▶ [Set task]: The listing below must be repeated word for word, with its images excluded.

▶ [Given data]:
(begin)

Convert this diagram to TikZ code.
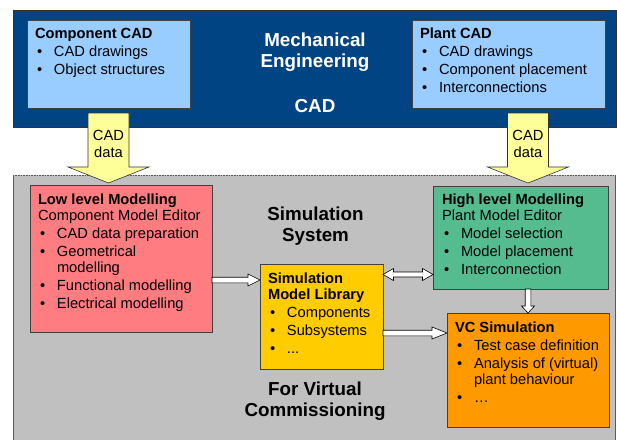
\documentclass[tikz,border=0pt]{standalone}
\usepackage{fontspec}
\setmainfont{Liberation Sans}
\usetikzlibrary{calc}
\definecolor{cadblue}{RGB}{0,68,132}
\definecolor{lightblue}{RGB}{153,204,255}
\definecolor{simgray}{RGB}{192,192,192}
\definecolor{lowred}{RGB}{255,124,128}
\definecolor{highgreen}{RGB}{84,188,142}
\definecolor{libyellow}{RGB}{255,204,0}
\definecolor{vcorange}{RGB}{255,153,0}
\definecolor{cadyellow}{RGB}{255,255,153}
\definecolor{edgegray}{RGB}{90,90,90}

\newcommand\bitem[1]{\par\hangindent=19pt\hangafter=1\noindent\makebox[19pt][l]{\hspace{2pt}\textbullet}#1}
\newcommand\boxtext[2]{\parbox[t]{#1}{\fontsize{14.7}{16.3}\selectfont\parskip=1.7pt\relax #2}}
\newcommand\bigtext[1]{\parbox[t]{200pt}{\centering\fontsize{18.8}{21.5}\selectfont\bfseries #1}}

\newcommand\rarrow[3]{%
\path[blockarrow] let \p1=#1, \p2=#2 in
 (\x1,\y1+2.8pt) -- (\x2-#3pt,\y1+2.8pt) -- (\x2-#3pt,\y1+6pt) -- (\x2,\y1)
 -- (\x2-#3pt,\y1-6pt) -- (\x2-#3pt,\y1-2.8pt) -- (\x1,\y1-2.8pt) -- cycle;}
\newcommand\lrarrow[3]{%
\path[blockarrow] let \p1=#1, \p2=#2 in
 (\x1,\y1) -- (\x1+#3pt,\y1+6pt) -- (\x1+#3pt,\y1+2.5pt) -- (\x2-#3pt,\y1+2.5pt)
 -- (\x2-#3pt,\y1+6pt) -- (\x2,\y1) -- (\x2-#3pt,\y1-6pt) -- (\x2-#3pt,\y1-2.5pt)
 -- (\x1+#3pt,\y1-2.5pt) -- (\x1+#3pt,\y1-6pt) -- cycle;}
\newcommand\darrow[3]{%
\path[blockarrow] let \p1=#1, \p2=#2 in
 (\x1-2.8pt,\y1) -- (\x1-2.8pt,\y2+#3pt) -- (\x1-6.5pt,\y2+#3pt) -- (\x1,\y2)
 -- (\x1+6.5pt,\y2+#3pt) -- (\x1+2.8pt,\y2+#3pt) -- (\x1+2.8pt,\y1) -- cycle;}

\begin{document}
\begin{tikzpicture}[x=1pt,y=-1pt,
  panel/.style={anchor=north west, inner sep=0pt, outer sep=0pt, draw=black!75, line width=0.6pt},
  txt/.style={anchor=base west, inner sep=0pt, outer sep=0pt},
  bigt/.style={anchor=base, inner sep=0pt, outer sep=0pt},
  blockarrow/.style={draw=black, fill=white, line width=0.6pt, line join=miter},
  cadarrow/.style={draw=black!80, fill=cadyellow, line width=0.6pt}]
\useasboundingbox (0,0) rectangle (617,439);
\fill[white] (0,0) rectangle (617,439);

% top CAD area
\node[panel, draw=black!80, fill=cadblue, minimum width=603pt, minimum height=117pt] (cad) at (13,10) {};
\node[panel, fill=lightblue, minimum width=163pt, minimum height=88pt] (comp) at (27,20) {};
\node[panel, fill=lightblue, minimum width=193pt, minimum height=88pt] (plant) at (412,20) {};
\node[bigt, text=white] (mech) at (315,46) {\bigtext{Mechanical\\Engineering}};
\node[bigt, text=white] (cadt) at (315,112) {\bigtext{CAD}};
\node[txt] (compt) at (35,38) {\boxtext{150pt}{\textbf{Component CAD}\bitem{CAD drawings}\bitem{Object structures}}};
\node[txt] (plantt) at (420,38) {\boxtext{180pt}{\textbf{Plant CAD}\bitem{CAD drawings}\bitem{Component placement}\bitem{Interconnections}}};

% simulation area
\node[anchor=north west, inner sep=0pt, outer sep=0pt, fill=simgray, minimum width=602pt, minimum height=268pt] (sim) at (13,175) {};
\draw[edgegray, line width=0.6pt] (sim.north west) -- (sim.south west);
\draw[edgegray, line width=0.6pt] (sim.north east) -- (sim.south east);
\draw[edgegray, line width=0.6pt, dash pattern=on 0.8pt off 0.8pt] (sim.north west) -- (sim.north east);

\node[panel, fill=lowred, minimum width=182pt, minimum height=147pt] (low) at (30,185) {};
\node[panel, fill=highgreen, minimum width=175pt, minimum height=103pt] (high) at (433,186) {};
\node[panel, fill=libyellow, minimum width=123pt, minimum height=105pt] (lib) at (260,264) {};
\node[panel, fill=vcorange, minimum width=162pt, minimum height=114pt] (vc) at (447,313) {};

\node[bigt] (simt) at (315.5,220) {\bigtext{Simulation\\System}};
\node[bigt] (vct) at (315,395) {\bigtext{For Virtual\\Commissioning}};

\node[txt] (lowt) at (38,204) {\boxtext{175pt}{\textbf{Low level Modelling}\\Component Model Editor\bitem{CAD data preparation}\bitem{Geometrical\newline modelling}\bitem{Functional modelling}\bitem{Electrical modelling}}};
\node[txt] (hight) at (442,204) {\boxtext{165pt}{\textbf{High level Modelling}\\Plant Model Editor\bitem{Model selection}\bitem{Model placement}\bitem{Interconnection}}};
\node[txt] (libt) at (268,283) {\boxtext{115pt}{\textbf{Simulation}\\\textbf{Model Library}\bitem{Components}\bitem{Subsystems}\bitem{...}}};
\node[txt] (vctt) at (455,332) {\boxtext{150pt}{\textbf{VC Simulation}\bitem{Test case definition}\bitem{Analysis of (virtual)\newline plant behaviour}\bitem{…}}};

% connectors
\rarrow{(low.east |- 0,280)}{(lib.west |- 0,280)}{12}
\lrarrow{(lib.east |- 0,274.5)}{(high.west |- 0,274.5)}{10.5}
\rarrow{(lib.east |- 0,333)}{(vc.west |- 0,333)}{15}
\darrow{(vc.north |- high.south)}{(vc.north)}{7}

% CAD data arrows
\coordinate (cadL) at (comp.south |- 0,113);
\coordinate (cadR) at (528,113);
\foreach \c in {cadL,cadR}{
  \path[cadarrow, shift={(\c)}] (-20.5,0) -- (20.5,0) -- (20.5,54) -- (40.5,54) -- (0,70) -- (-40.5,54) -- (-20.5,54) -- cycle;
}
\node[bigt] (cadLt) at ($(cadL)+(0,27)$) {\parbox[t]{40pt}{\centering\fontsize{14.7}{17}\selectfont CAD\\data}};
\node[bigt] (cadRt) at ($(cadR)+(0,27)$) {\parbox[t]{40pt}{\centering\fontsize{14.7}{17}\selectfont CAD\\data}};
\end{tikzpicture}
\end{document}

(end)

▶ [Problem solution]:
Convert this diagram to TikZ code.
\documentclass[tikz,border=0pt]{standalone}
\usepackage{fontspec}
\setmainfont{Liberation Sans}
\usetikzlibrary{calc}
\definecolor{cadblue}{RGB}{0,68,132}
\definecolor{lightblue}{RGB}{153,204,255}
\definecolor{simgray}{RGB}{192,192,192}
\definecolor{lowred}{RGB}{255,124,128}
\definecolor{highgreen}{RGB}{84,188,142}
\definecolor{libyellow}{RGB}{255,204,0}
\definecolor{vcorange}{RGB}{255,153,0}
\definecolor{cadyellow}{RGB}{255,255,153}
\definecolor{edgegray}{RGB}{90,90,90}

\newcommand\bitem[1]{\par\hangindent=19pt\hangafter=1\noindent\makebox[19pt][l]{\hspace{2pt}\textbullet}#1}
\newcommand\boxtext[2]{\parbox[t]{#1}{\fontsize{14.7}{16.3}\selectfont\parskip=1.7pt\relax #2}}
\newcommand\bigtext[1]{\parbox[t]{200pt}{\centering\fontsize{18.8}{21.5}\selectfont\bfseries #1}}

\newcommand\rarrow[3]{%
\path[blockarrow] let \p1=#1, \p2=#2 in
 (\x1,\y1+2.8pt) -- (\x2-#3pt,\y1+2.8pt) -- (\x2-#3pt,\y1+6pt) -- (\x2,\y1)
 -- (\x2-#3pt,\y1-6pt) -- (\x2-#3pt,\y1-2.8pt) -- (\x1,\y1-2.8pt) -- cycle;}
\newcommand\lrarrow[3]{%
\path[blockarrow] let \p1=#1, \p2=#2 in
 (\x1,\y1) -- (\x1+#3pt,\y1+6pt) -- (\x1+#3pt,\y1+2.5pt) -- (\x2-#3pt,\y1+2.5pt)
 -- (\x2-#3pt,\y1+6pt) -- (\x2,\y1) -- (\x2-#3pt,\y1-6pt) -- (\x2-#3pt,\y1-2.5pt)
 -- (\x1+#3pt,\y1-2.5pt) -- (\x1+#3pt,\y1-6pt) -- cycle;}
\newcommand\darrow[3]{%
\path[blockarrow] let \p1=#1, \p2=#2 in
 (\x1-2.8pt,\y1) -- (\x1-2.8pt,\y2+#3pt) -- (\x1-6.5pt,\y2+#3pt) -- (\x1,\y2)
 -- (\x1+6.5pt,\y2+#3pt) -- (\x1+2.8pt,\y2+#3pt) -- (\x1+2.8pt,\y1) -- cycle;}

\begin{document}
\begin{tikzpicture}[x=1pt,y=-1pt,
  panel/.style={anchor=north west, inner sep=0pt, outer sep=0pt, draw=black!75, line width=0.6pt},
  txt/.style={anchor=base west, inner sep=0pt, outer sep=0pt},
  bigt/.style={anchor=base, inner sep=0pt, outer sep=0pt},
  blockarrow/.style={draw=black, fill=white, line width=0.6pt, line join=miter},
  cadarrow/.style={draw=black!80, fill=cadyellow, line width=0.6pt}]
\useasboundingbox (0,0) rectangle (617,439);
\fill[white] (0,0) rectangle (617,439);

% top CAD area
\node[panel, draw=black!80, fill=cadblue, minimum width=603pt, minimum height=117pt] (cad) at (13,10) {};
\node[panel, fill=lightblue, minimum width=163pt, minimum height=88pt] (comp) at (27,20) {};
\node[panel, fill=lightblue, minimum width=193pt, minimum height=88pt] (plant) at (412,20) {};
\node[bigt, text=white] (mech) at (315,46) {\bigtext{Mechanical\\Engineering}};
\node[bigt, text=white] (cadt) at (315,112) {\bigtext{CAD}};
\node[txt] (compt) at (35,38) {\boxtext{150pt}{\textbf{Component CAD}\bitem{CAD drawings}\bitem{Object structures}}};
\node[txt] (plantt) at (420,38) {\boxtext{180pt}{\textbf{Plant CAD}\bitem{CAD drawings}\bitem{Component placement}\bitem{Interconnections}}};

% simulation area
\node[anchor=north west, inner sep=0pt, outer sep=0pt, fill=simgray, minimum width=602pt, minimum height=268pt] (sim) at (13,175) {};
\draw[edgegray, line width=0.6pt] (sim.north west) -- (sim.south west);
\draw[edgegray, line width=0.6pt] (sim.north east) -- (sim.south east);
\draw[edgegray, line width=0.6pt, dash pattern=on 0.8pt off 0.8pt] (sim.north west) -- (sim.north east);

\node[panel, fill=lowred, minimum width=182pt, minimum height=147pt] (low) at (30,185) {};
\node[panel, fill=highgreen, minimum width=175pt, minimum height=103pt] (high) at (433,186) {};
\node[panel, fill=libyellow, minimum width=123pt, minimum height=105pt] (lib) at (260,264) {};
\node[panel, fill=vcorange, minimum width=162pt, minimum height=114pt] (vc) at (447,313) {};

\node[bigt] (simt) at (315.5,220) {\bigtext{Simulation\\System}};
\node[bigt] (vct) at (315,395) {\bigtext{For Virtual\\Commissioning}};

\node[txt] (lowt) at (38,204) {\boxtext{175pt}{\textbf{Low level Modelling}\\Component Model Editor\bitem{CAD data preparation}\bitem{Geometrical\newline modelling}\bitem{Functional modelling}\bitem{Electrical modelling}}};
\node[txt] (hight) at (442,204) {\boxtext{165pt}{\textbf{High level Modelling}\\Plant Model Editor\bitem{Model selection}\bitem{Model placement}\bitem{Interconnection}}};
\node[txt] (libt) at (268,283) {\boxtext{115pt}{\textbf{Simulation}\\\textbf{Model Library}\bitem{Components}\bitem{Subsystems}\bitem{...}}};
\node[txt] (vctt) at (455,332) {\boxtext{150pt}{\textbf{VC Simulation}\bitem{Test case definition}\bitem{Analysis of (virtual)\newline plant behaviour}\bitem{…}}};

% connectors
\rarrow{(low.east |- 0,280)}{(lib.west |- 0,280)}{12}
\lrarrow{(lib.east |- 0,274.5)}{(high.west |- 0,274.5)}{10.5}
\rarrow{(lib.east |- 0,333)}{(vc.west |- 0,333)}{15}
\darrow{(vc.north |- high.south)}{(vc.north)}{7}

% CAD data arrows
\coordinate (cadL) at (comp.south |- 0,113);
\coordinate (cadR) at (528,113);
\foreach \c in {cadL,cadR}{
  \path[cadarrow, shift={(\c)}] (-20.5,0) -- (20.5,0) -- (20.5,54) -- (40.5,54) -- (0,70) -- (-40.5,54) -- (-20.5,54) -- cycle;
}
\node[bigt] (cadLt) at ($(cadL)+(0,27)$) {\parbox[t]{40pt}{\centering\fontsize{14.7}{17}\selectfont CAD\\data}};
\node[bigt] (cadRt) at ($(cadR)+(0,27)$) {\parbox[t]{40pt}{\centering\fontsize{14.7}{17}\selectfont CAD\\data}};
\end{tikzpicture}
\end{document}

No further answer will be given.